Quando governava Berlusconi: l’unico tentativo normativo serio di regolare l’integrazione

di Avv. Fabio Loscerbo
Lobbista registrato presso il Registro per la Trasparenza dell’Unione Europea – ID 280782895721-36

Nel dibattito sull’immigrazione in Italia, è frequente – e spesso fondato – criticare i governi del passato per aver adottato politiche emergenziali, securitarie e frammentate.

Tuttavia, un dato storico e normativo rilevante sfugge spesso al racconto pubblico: è stato proprio durante il IV Governo Berlusconi (2008–2011) che venne introdotto l’unico strumento giuridico nazionale strutturato con intento sistemico di regolamentare l’integrazione degli stranieri.

Parlo del cosiddetto Accordo di Integrazione, approvato con D.P.R. 179/2011, su proposta del Ministro dell’Interno Roberto Maroni.


L’Accordo di Integrazione: struttura e principi

Introdotto ai sensi dell’art. 4-bis del Testo Unico Immigrazione (D.lgs. 286/1998), l’Accordo di Integrazione è entrato in vigore nel 2012.
Ha rappresentato – almeno sulla carta – il primo tentativo di condizionare il soggiorno legale non soltanto alla disponibilità di un lavoro o a requisiti economici, ma alla dimostrazione di un impegno culturale e civico.

Cosa prevede:

  • Sistema a crediti: ogni straniero con più di 16 anni che chiede un permesso superiore a 12 mesi riceve 16 punti iniziali.
  • I punti possono essere persi o guadagnati in base a:
    • livello di conoscenza della lingua italiana (A2),
    • conoscenza della Costituzione e delle istituzioni pubbliche,
    • adempimento di obblighi scolastici per i figli minori,
    • rispetto della legalità e del contratto di soggiorno.
  • Se al termine del periodo di validità i crediti sono insufficienti, può essere negato il rinnovo del permesso di soggiorno.

Riferimento normativo:
Decreto del Presidente della Repubblica 14 settembre 2011, n. 179


Un atto di governo contraddittorio, ma rilevante

Il dato più interessante, anche dal punto di vista politico, è che questo strumento fu varato da un esecutivo politicamente orientato a contenere e limitare l’immigrazione, non certo a favorirne l’integrazione indiscriminata.

Eppure, proprio quel governo seppe cogliere un’intuizione giuridica fondamentale: non può esserci convivenza duratura senza un quadro normativo che ponga obblighi positivi di integrazione a carico dello straniero.
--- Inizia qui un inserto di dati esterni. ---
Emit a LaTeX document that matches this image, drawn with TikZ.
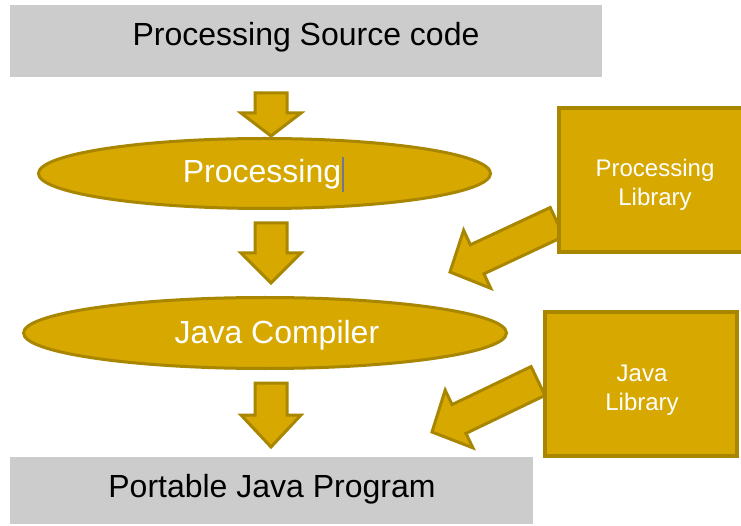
\documentclass[tikz,border=0pt]{standalone}
\usepackage{fontspec}
\setmainfont{Liberation Sans}
\usetikzlibrary{shapes.geometric,calc}
\definecolor{goldfill}{RGB}{214,168,0}
\definecolor{golddraw}{RGB}{168,134,0}
\definecolor{grayfill}{RGB}{204,204,204}
\definecolor{cursorcol}{RGB}{110,120,150}
% block arrow: #1 tail, #2 tip, #3 shaft half width, #4 head half width, #5 head length
\newcommand\blockarr[5]{%
  \path ($(#2)!#5!(#1)$) coordinate (hb);
  \draw[barrow] ($(#1)!#3!90:(#2)$) -- ($(hb)!#3!90:(#2)$) -- ($(hb)!#4!90:(#2)$)
    -- (#2) -- ($(hb)!#4!-90:(#2)$) -- ($(hb)!#3!-90:(#2)$) -- ($(#1)!#3!-90:(#2)$) -- cycle;}
\begin{document}
\begin{tikzpicture}[x=1pt,y=-1pt,
  graybox/.style={rectangle,fill=grayfill,draw=none,inner sep=0pt},
  goldbox/.style={rectangle,fill=goldfill,draw=golddraw,line width=4pt,inner sep=0pt},
  goldell/.style={ellipse,fill=goldfill,draw=golddraw,line width=3pt,inner sep=0pt},
  bigtext/.style={font=\fontsize{32}{38}\selectfont,inner sep=0pt,anchor=base},
  libtext/.style={font=\fontsize{24}{29}\selectfont,text=white,align=center,inner sep=0pt},
  barrow/.style={fill=goldfill,draw=golddraw,line width=3pt,line join=miter},
  cursorline/.style={draw=cursorcol,line width=1.2pt}]
\useasboundingbox (0,0) rectangle (741,526);
\clip (0,0) rectangle (741,526);
\fill[white] (0,0) rectangle (741,526);

% coordinates for block arrows
\coordinate (a1t) at (271,93);  \coordinate (a1h) at (271,136);
\coordinate (a2t) at (271,223); \coordinate (a2h) at (271,283);
\coordinate (a3t) at (271,383); \coordinate (a3h) at (271,447);
\coordinate (d1t) at (557,222); \coordinate (d1h) at (450,272);
\coordinate (d2t) at (538,381); \coordinate (d2h) at (432,432);

\blockarr{a1t}{a1h}{16pt}{30pt}{23pt}
\blockarr{a2t}{a2h}{16pt}{30pt}{30pt}
\blockarr{a3t}{a3h}{16pt}{30pt}{32pt}
\blockarr{d1t}{d1h}{16pt}{32pt}{30pt}
\blockarr{d2t}{d2h}{16pt}{32pt}{30pt}

% gray boxes
\node[graybox,minimum width=592pt,minimum height=72pt] (src) at (306,41) {};
\node[bigtext] (srctext) at (306,46) {Processing Source code};
\node[graybox,minimum width=523pt,minimum height=67pt] (out) at (271.5,490.5) {};
\node[bigtext] (outtext) at (272,497) {Portable Java Program};

% ellipses
\node[goldell,minimum width=452pt,minimum height=70pt] (proc) at (264.5,173.5) {};
\node[bigtext,text=white] (proctext) at (262,183) {Processing};
\draw[cursorline] (343,157) -- (343,192);
\node[goldell,minimum width=483pt,minimum height=71pt] (javac) at (265,333) {};
\node[bigtext,text=white] (javactext) at (277,343) {Java Compiler};

% library boxes
\node[goldbox,minimum width=201pt,minimum height=144pt] (plib) at (659.5,180) {};
\node[libtext] (plibtext) at (655,185) {Processing\\Library};
\node[goldbox,minimum width=192pt,minimum height=144pt] (jlib) at (641,384) {};
\node[libtext] (jlibtext) at (642,390) {Java\\Library};
\end{tikzpicture}
\end{document}
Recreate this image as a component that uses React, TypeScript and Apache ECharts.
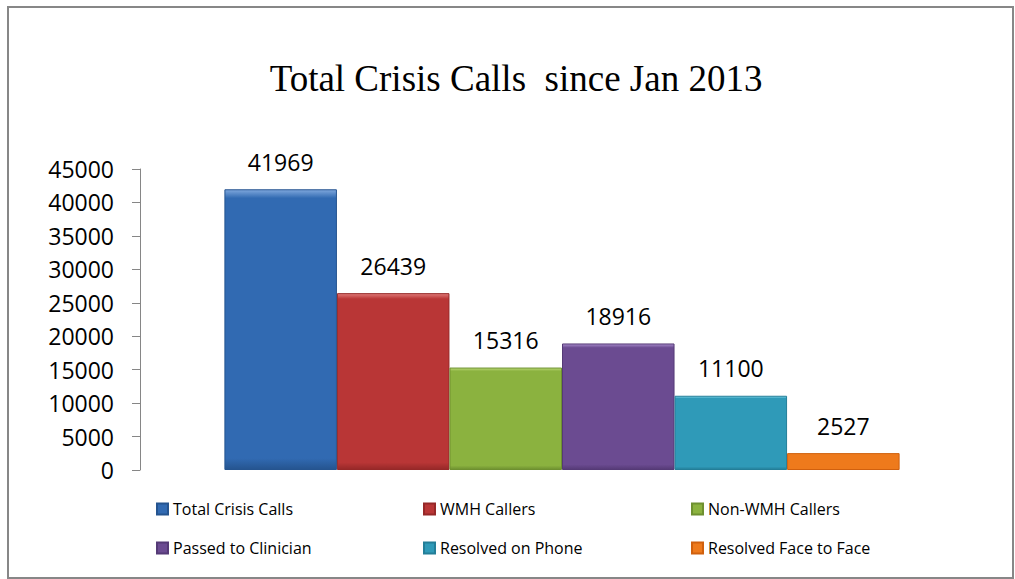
import React, { useEffect, useRef } from "react";
import * as echarts from "echarts";

const titleText = "Total Crisis Calls  since Jan 2013";
const seriesNames = [
  "Total Crisis Calls",
  "WMH Callers",
  "Non-WMH Callers",
  "Passed to Clinician",
  "Resolved on Phone",
  "Resolved Face to Face",
];
const seriesValues = [41969, 26439, 15316, 18916, 11100, 2527];
const yMin = 0;
const yMax = 45000;
const yInterval = 5000;

const mainColors = ["#316AB2", "#B93636", "#8BB23F", "#6B4B91", "#2F9AB8", "#EE7A1C"];
const lightColors = ["#7FA8DD", "#E07A78", "#BEDB7A", "#A78BCB", "#7FD6EA", "#FFB35C"];
const darkColors = ["#25548F", "#962828", "#6E9030", "#553A76", "#237E98", "#D0600E"];

const legendLefts = [156, 423, 691, 156, 423, 691];
const legendTops = [500, 500, 500, 539, 539, 539];

const FONT = "'Open Sans', 'Liberation Sans', sans-serif";

export default function App() {
  const ref = useRef<HTMLDivElement>(null);
  useEffect(() => {
    if (!ref.current) return;
    const chart = echarts.init(ref.current, null, { renderer: "svg" });
    const series = seriesNames.map((name, i) => ({
      name,
      type: "bar",
      data: [seriesValues[i]],
      barGap: "0%",
      barCategoryGap: "20%",
      itemStyle: {
        color: new echarts.graphic.LinearGradient(0, 0, 0, 1, [
          { offset: 0, color: lightColors[i] },
          { offset: 0.03, color: mainColors[i] },
          { offset: 0.96, color: mainColors[i] },
          { offset: 1, color: darkColors[i] },
        ]),
        borderColor: darkColors[i],
        borderWidth: 1,
      },
      label: {
        show: true,
        position: "top",
        distance: 16,
        color: "#000",
        fontFamily: FONT,
        fontSize: 23,
      },
    }));
    const legends = seriesNames.map((name, i) => ({
      data: [name],
      left: legendLefts[i],
      top: legendTops[i],
      padding: 0,
      itemWidth: 11,
      itemHeight: 11,
      icon: "rect",
      textStyle: { fontFamily: FONT, fontSize: 16, color: "#000", lineHeight: 18 },
    }));
    chart.setOption({
      animation: false,
      backgroundColor: "#fff",
      title: {
        text: titleText,
        left: 511,
        top: 55,
        textAlign: "center",
        textStyle: {
          fontFamily: "'Liberation Serif', 'Times New Roman', serif",
          fontSize: 37,
          fontWeight: "normal",
          color: "#000",
        },
      },
      graphic: [
        {
          type: "rect",
          shape: { x: 8, y: 7, width: 1005, height: 571 },
          style: { fill: "none", stroke: "#878787", lineWidth: 2 },
          silent: true,
        },
      ],
      legend: legends,
      grid: { left: 140, right: 31, top: 169, bottom: 109, containLabel: false },
      xAxis: {
        type: "category",
        data: [""],
        axisLine: { show: false },
        axisTick: { show: false },
        axisLabel: { show: false },
      },
      yAxis: {
        type: "value",
        min: yMin,
        max: yMax,
        interval: yInterval,
        splitLine: { show: false },
        axisLine: { show: true, lineStyle: { color: "#868686", width: 1 } },
        axisTick: { show: true, length: 8, lineStyle: { color: "#868686" } },
        axisLabel: {
          margin: 26,
          color: "#000",
          fontFamily: FONT,
          fontSize: 23,
          formatter: (v: number) => String(v),
        },
      },
      series,
    });
    return () => chart.dispose();
  }, []);
  return (
    <div
      ref={ref}
      style={{ position: "absolute", left: 0, top: 0, width: 1015, height: 579 }}
    />
  );
}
L’Accordo di Integrazione, pur con limiti operativi evidenti (scarsa applicazione, monitoraggio carente, formazione inadeguata), è l’unica misura normativa che ha provato a rendere l’integrazione una condizione giuridica verificabile, e non una generica intenzione.


Un passo verso il paradigma “Integrazione o ReImmigrazione”

Chi oggi promuove, come noi, il paradigma Integrazione o ReImmigrazione, non può ignorare che le premesse giuridiche sono già contenute proprio in quel decreto del 2011.
Il modello a crediti, la centralità della lingua e della legalità, la valutazione progressiva della permanenza sul territorio, rappresentano elementi oggi più attuali che mai.

La differenza è che, rispetto a ieri, oggi occorre:

  • estendere l’Accordo di Integrazione a tutti gli stranieri, non solo ai nuovi arrivati;
  • renderlo vincolante anche per l’accesso alla cittadinanza;
  • prevedere la revoca del soggiorno per chi non rispetta gli obblighi formativi, civici e comportamentali;
  • introdurre un contratto di integrazione multilivello, con obblighi chiari per il migrante.

Conclusione

Sotto il IV Governo Berlusconi è stato introdotto il solo strumento giuridico con una visione strutturata dell’integrazione.
Nonostante il contesto politico restrittivo, si è affermato un principio chiave: restare in Italia non può dipendere solo dal lavoro o dal tempo, ma da un impegno civico misurabile.

Oggi, a distanza di più di un decennio, è tempo di riattualizzare quell’impianto: non più integrazione facoltativa, ma integrazione come condizione giuridica della permanenza.
In assenza di ciò, la via deve essere chiara: ReImmigrazione, volontaria o legalmente assistita.